I decided to leave. I was hot and bored and I could not in good conscience say that I was learning anything useful that I might be able to communicate about the American political system. I saw enough to get the idea. All of these sorts of campaign events make up a months-long mobile theater production that tours the country producing absolutely no drama. It is an anti-show, a tightly scripted production that endeavors to draw from reviewers the conclusion: “This is a normal person.” Not all that compelling to participate in, really. This is not Joe Biden’s fault; it’s the fault of all of us who play along. We’re the struggling actors hoping to land a bigger role, and the American people are the unfortunate audience, subjected to the same shit on every channel.

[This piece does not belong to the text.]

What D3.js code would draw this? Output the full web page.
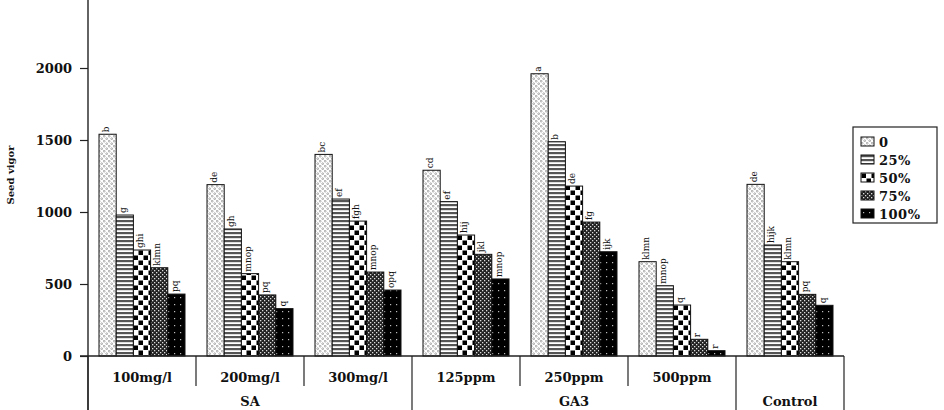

I left just as the YEP drum line began warming up, the beat echoing crazily between the buildings, so you couldn’t tell where it was coming from. Later, I looked at the press pool report for the event: “‘It’s rather hot!’ he told one young drummer, no longer wearing his sport jacket. ‘I’m Joe Biden,’ he greeted another young drummer. ‘Hey big guy,’ he said to a third. ‘What’s your name?’” Sounds about right.

Five blocks down the boulevard is the overpass of the Ponchartrain Expressway. Underneath the expressway, from Treme all the way down to the river, are tent encampments where hundreds of New Orleans’ homeless people live. Sitting on the corner of Calliope Street next to the expressway, panhandling the passing cars, was a man named Gregory. He just turned 62. He’s been homeless for a year and three months. You have to be homeless for at least a year before they’ll even consider letting you get on the list for housing, he says. Now he’s doing all his paperwork and he’s hopeful of getting housing soon. But until then, he’s out there on Calliope Street. I asked him what he would say to Joe Biden, who would be appearing right down the road in a few minutes.

“I would say, good luck to you. Because you were vice president and you wasn’t a bad one,” he said. “I heard what happened to his son. But he’s gotta move on, if he’s gonna run a nation. I believe he’s the best one there to do that, to me. He already been there. He knows what it takes.”

Gregory would like the government to dedicate more money to homeless shelters. But come what may, he is a Biden voter. And he didn’t even have to hear a speech. If Joe Biden would like to thank him, he is living in Central City, right under the expressway, in a tent.